What I found worked for me was one called Carla.
Life was simpler when we could redirect standard output of a program to /dev/dsp and vice versa.
[insert “I was there, Gandalf” meme here.]
Exactly! What happened to “everything is a file”? They also screwed up GPIO support that way.
Also “single purpose” has been killed off by the “swiss army knife”
I rather have proper media routing where I can inject my stuff between audio sources and output invisibly to any programs running.
Silly example use case: Some time ago I soldered a replacement headphones jack backwards and instead or resoldering it I installed EqualizerAPO with “Copy: L=R R=L” config :D
But that’s easy to solve. All we need is a simple /dev/dsp that a dedicated userspace application could route to a default ALSA/JACK/PulseAudio/PipeWire sink. We have userspace network devices, userspace block devices, userspace USB hosts, so why couldn’t we have a proper userspace OSS audio device for backward compatibility?
In the meantime one can pipe to
aplay
or fromarecord.
Probably PipeWire also has some userspace tools for that, but I barely moved on from OSS to ALSA mentally and I still have PulseAudio phase to go through ;-)I’ve been wanting to figure out pretty much this solution! but didn’t get around to trying yet. My radio is an sbitx (sbitx.net): the core is a raspberry pi, so there are enough stopgap options that are allowing me to keep procrastinating, so far. I can ssh -Y to the radio and run all the digital mode software that would otherwise run on its too-small built-in touchscreen, on my desktop X server instead.

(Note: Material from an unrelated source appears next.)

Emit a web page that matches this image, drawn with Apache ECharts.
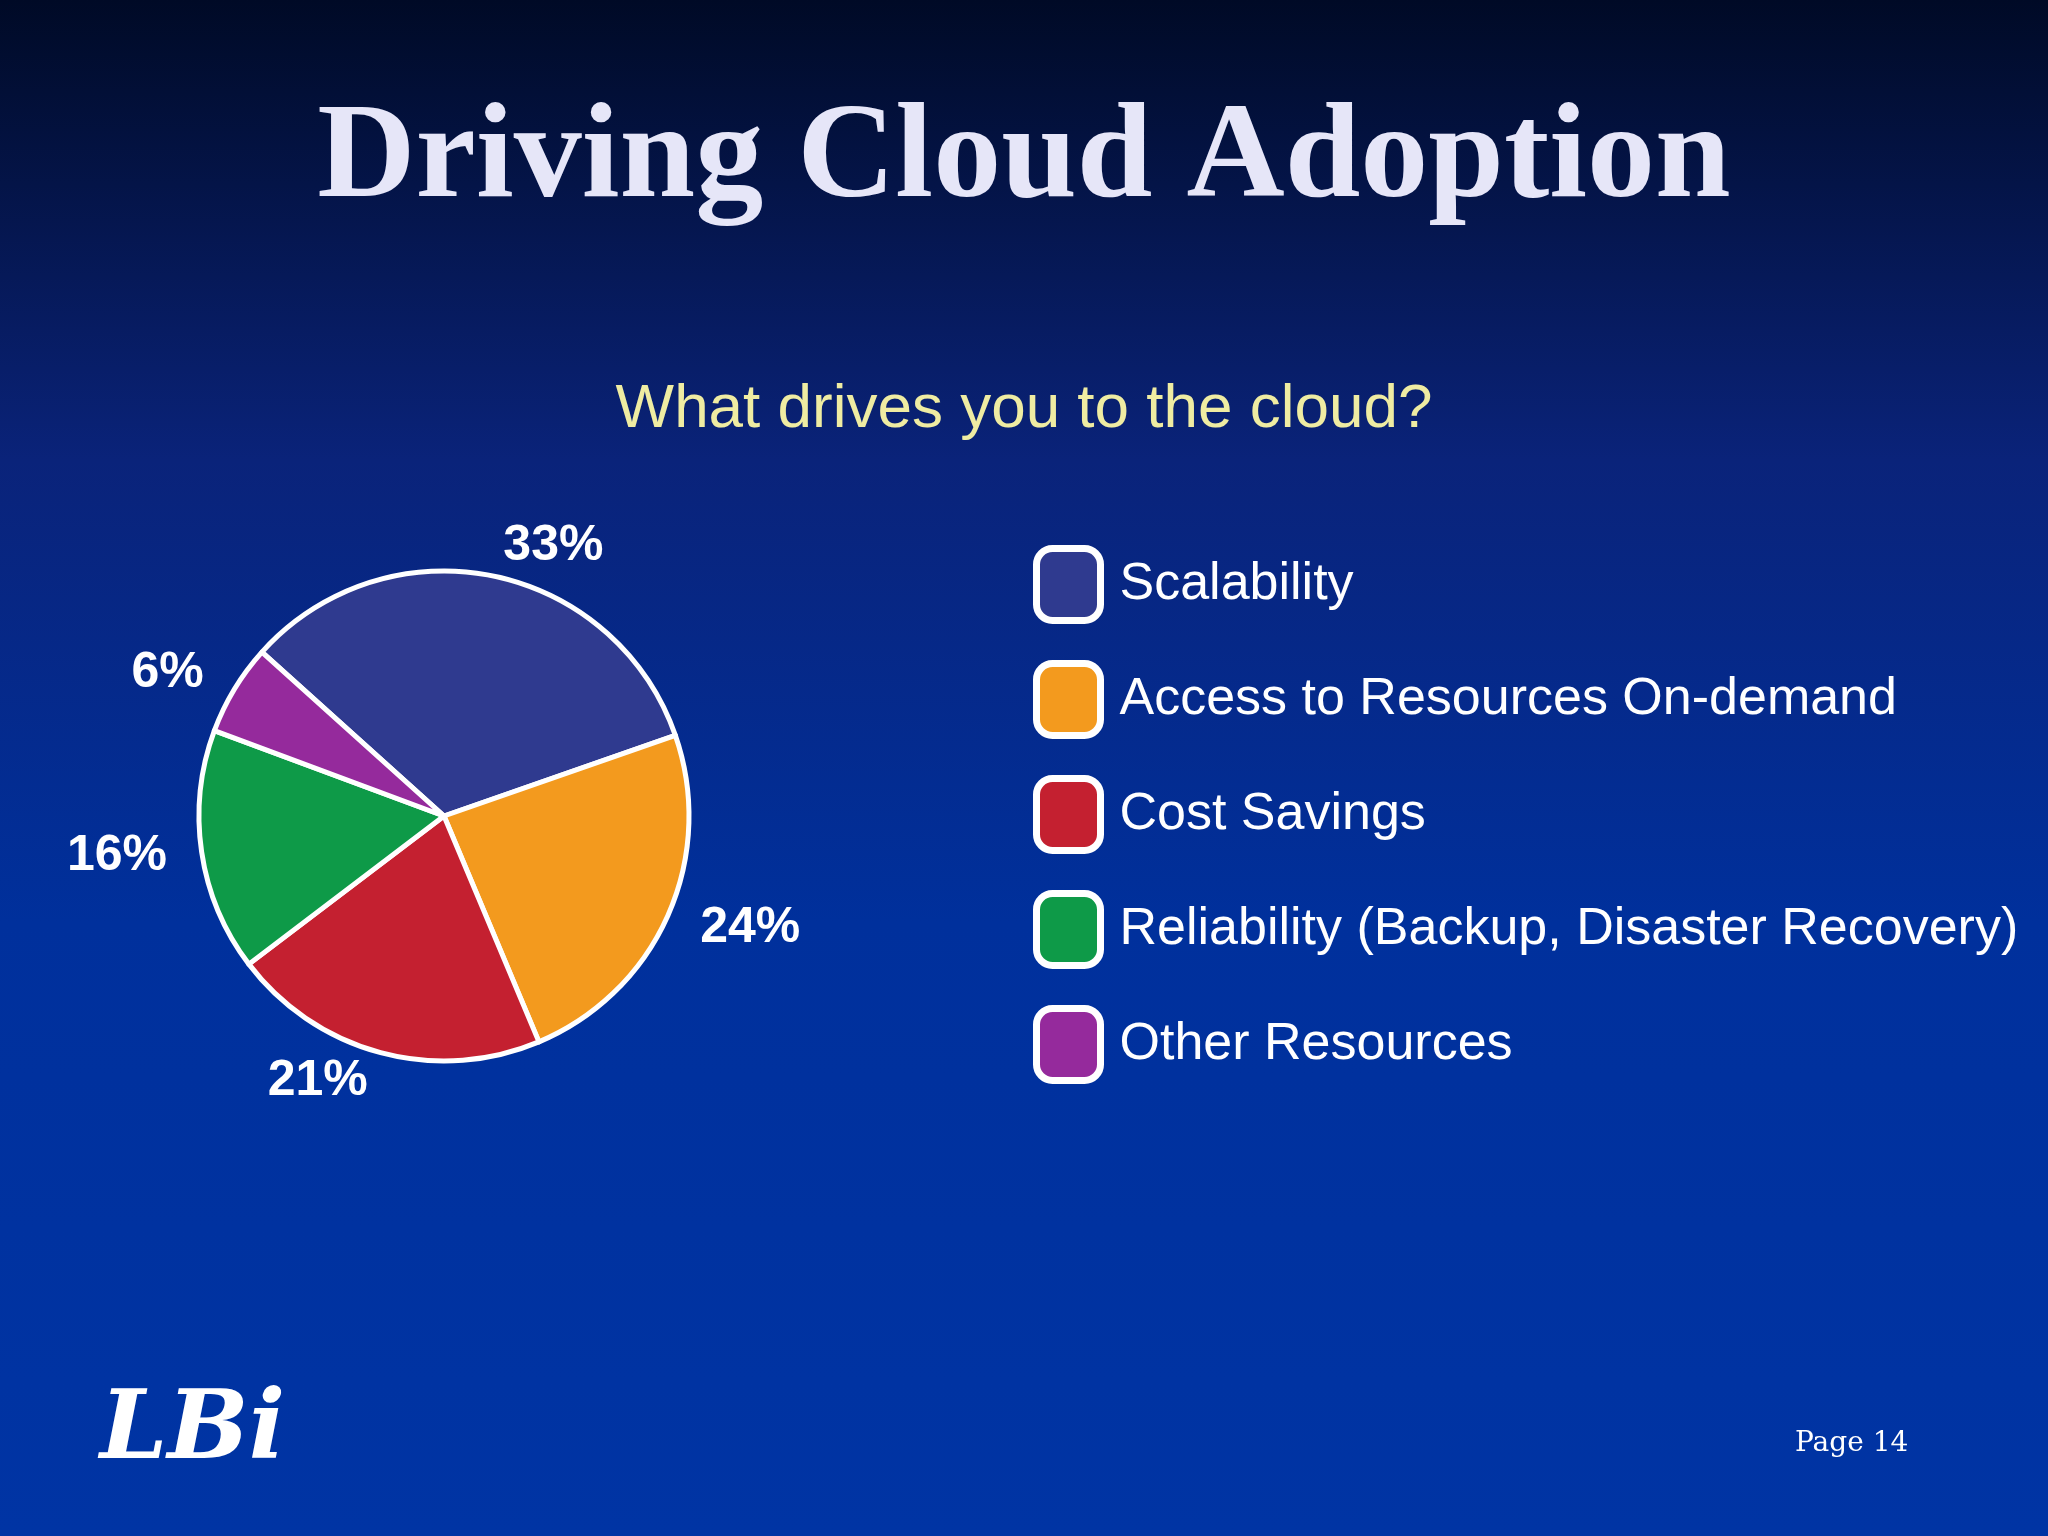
<!DOCTYPE html>
<html>
<head>
<meta charset="utf-8">
<script src="https://cdn.jsdelivr.net/npm/echarts@6/dist/echarts.min.js"></script>
<style>
  html, body { margin: 0; padding: 0; }
  #chart { width: 2048px; height: 1536px; }
</style>
</head>
<body>
<div id="chart"></div>
<script>
const categories = [
  "Scalability",
  "Access to Resources On-demand",
  "Cost Savings",
  "Reliability (Backup, Disaster Recovery)",
  "Other Resources"
];
const values = [33, 24, 21, 16, 6];
const colors = ["#2f3a8f", "#f39a1e", "#c42030", "#0e9a48", "#952a9c"];

const chart = echarts.init(document.getElementById("chart"));

const options = {
  backgroundColor: {
    type: "linear", x: 0, y: 0, x2: 0, y2: 1,
    colorStops: [
      { offset: 0, color: "#000a26" },
      { offset: 0.3, color: "#0a237a" },
      { offset: 0.6, color: "#00309c" },
      { offset: 1, color: "#0034a4" }
    ]
  },
  title: [
    {
      text: "Driving Cloud Adoption",
      left: "center",
      top: 88,
      textStyle: { color: "#e6e6f8", fontFamily: "Liberation Serif", fontWeight: "bold", fontSize: 136 }
    },
    {
      text: "What drives you to the cloud?",
      left: "center",
      top: 374,
      textStyle: { color: "#efeca2", fontFamily: "Liberation Sans", fontWeight: "normal", fontSize: 62 }
    }
  ],
  legend: {
    orient: "vertical",
    left: 1028,
    top: 540,
    itemWidth: 64,
    itemHeight: 72,
    itemGap: 36,
    icon: "roundRect",
    itemStyle: { borderColor: "#ffffff", borderWidth: 7 },
    textStyle: { color: "#ffffff", fontFamily: "Liberation Sans", fontSize: 52, padding: [0, 0, 0, 14] },
    data: categories
  },
  series: [
    {
      type: "pie",
      center: [444, 816],
      radius: [0, 245],
      startAngle: 138,
      clockwise: true,
      color: colors,
      itemStyle: { borderColor: "#ffffff", borderWidth: 5 },
      label: {
        show: true,
        position: "outside",
        formatter: "{d}%",
        color: "#ffffff",
        fontFamily: "Liberation Sans",
        fontWeight: "bold",
        fontSize: 50
      },
      labelLine: { show: false, length: 30, length2: 0 },
      data: categories.map((c, i) => ({ name: c, value: values[i] }))
    }
  ],
  graphic: [
    {
      type: "text",
      left: 100,
      top: 1385,
      style: { text: "LBi", fill: "#ffffff", font: "italic bold 96px 'DejaVu Serif'" }
    },
    {
      type: "text",
      left: 1795,
      top: 1430,
      style: { text: "Page 14", fill: "#ffffff", font: "28px 'DejaVu Serif'" }
    }
  ]
};

chart.setOption(options);
</script>
</body>
</html>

The main SDR software has a local touch UI, and also a web UI for remote use. It even has (a buggy implementation of) FT8 built-in. So that’s how things tend to go nowadays… web UIs replace other technologies. But the fact that remote X11 connections are so useful (although Qt X11 implementation takes too much bandwidth!) is a good reminder of how wayland is going to be disappointing if X11 ever really dies. PipeWire was supposed to fix that too, at some point; but streaming video will probably be inferior, and it has encoding overhead.
I want to try using 9p: this means I need to refactor the SDR software to serve up its functionality as a remote-mountable filesystem, and then mount it on the machine I’m sitting in front of, and rewrite the whole UI to run there. I think it’s potentially a better architecture, but I don’t know if I will find the time, TBH. And it will not make it easier to interface to sound-card-oriented programs. So some sort of emulation will still be needed, I guess, or just keep running some of the client programs on the radio itself. And what about audio latency if I can figure out how to stream audio over 9p? Remains to be seen. FWIW the web audio implementation has latency too. When I’m streaming audio from the radio to the browser, I can see the signal on the waterfall for a second or two before I can hear it.
every now and then i think i’ll wind up with some pulseaudio sort of layer, maybe to watch a movie on my laptop and hear the soundtrack over some network-attached-speaker or something. but i hope not. i am hugely in favor of simplicity.
once my laptop audio stopped working and i expected the worst “oh no, hardware fault”. after a couple minutes of poknig at it, i found out some apt dependency nightmare had pulled in pulseaudio. killall -9 pulseaudio and suddenly it worked again. pfew!
but i’m with the “everything is a file” crew. i made an ssh server app for android, and a really basic mp3 player app, and one day i realized i could hook the two together and suddenly “cat album/*.mp3 | ssh phone mp3player” became my actual network-attached-speaker. worked great until android security policy broke the cross-app execution that made it possible. sigh. the good days never last.
In my workspace, there’s a mini-PC connected to a TV on the wall that I use for media and the like. However, the stereo is located half way across the room in the same rack as my server (and a bunch of other stuff). I use Pulse Audio’s TCP capability to get the audio from here to there, along with the zeroconf module to simplify finding the sink from the source.
Sure, I could have run a cable. But I already had one. It’s called Ethernet ;)
VB-Audio.
Absolutely fantastic virtual audio mixer, inputs, outputs, and more.
They are almost entirely donationware, and have software ranging from [one virtual audio cable] to [your job is audio engineering at a recording studio].
The software is windows though…except…
They have an audio over network protocol VB-Audio Network(VBAN) integrated into most of their software. And the protocol is open. Their documentation even gives examples of how to implement it. It also supports MIDI(instrument and control signals) and text along with audio.
There are multiple open source projects that implement the protocol on stuff from the esp8266, teensy, esp32, Mac, Linux, python, Android, etc.
And, it looks like there is a way to use VBAN with PipeWire directly.
You can do some wild stuff with VB-audio.
Right now I have 4 machines that mirror audio to my server, in addition to it being available on the local machine.
3 different microphone setups also go there.
I can pull that audio back down from anywhere on the network to process it and give it back, or listen to it locally.
I also have an ESP32 with a battery bank and a DAC that I can grab the audio on, to use with my headphones wirelessly.
Yes, I have it here as well, but I’m really not satisfied with the VBAN protocol. It should include something like FEC, as I’m constantly experiencing dropouts over UDP connections, even within my own LAN.
I thought I knew Jack but 2 identical Atom minis have gone deaf on their inputs using Rakarack on Ubuntu.
If by some chance you missed it, NCD makers of standalone X11 terminals, felt they needed to solve this problem 30 years ago and wrote the “network audio system”. ( sourceforge.net/projects/nas )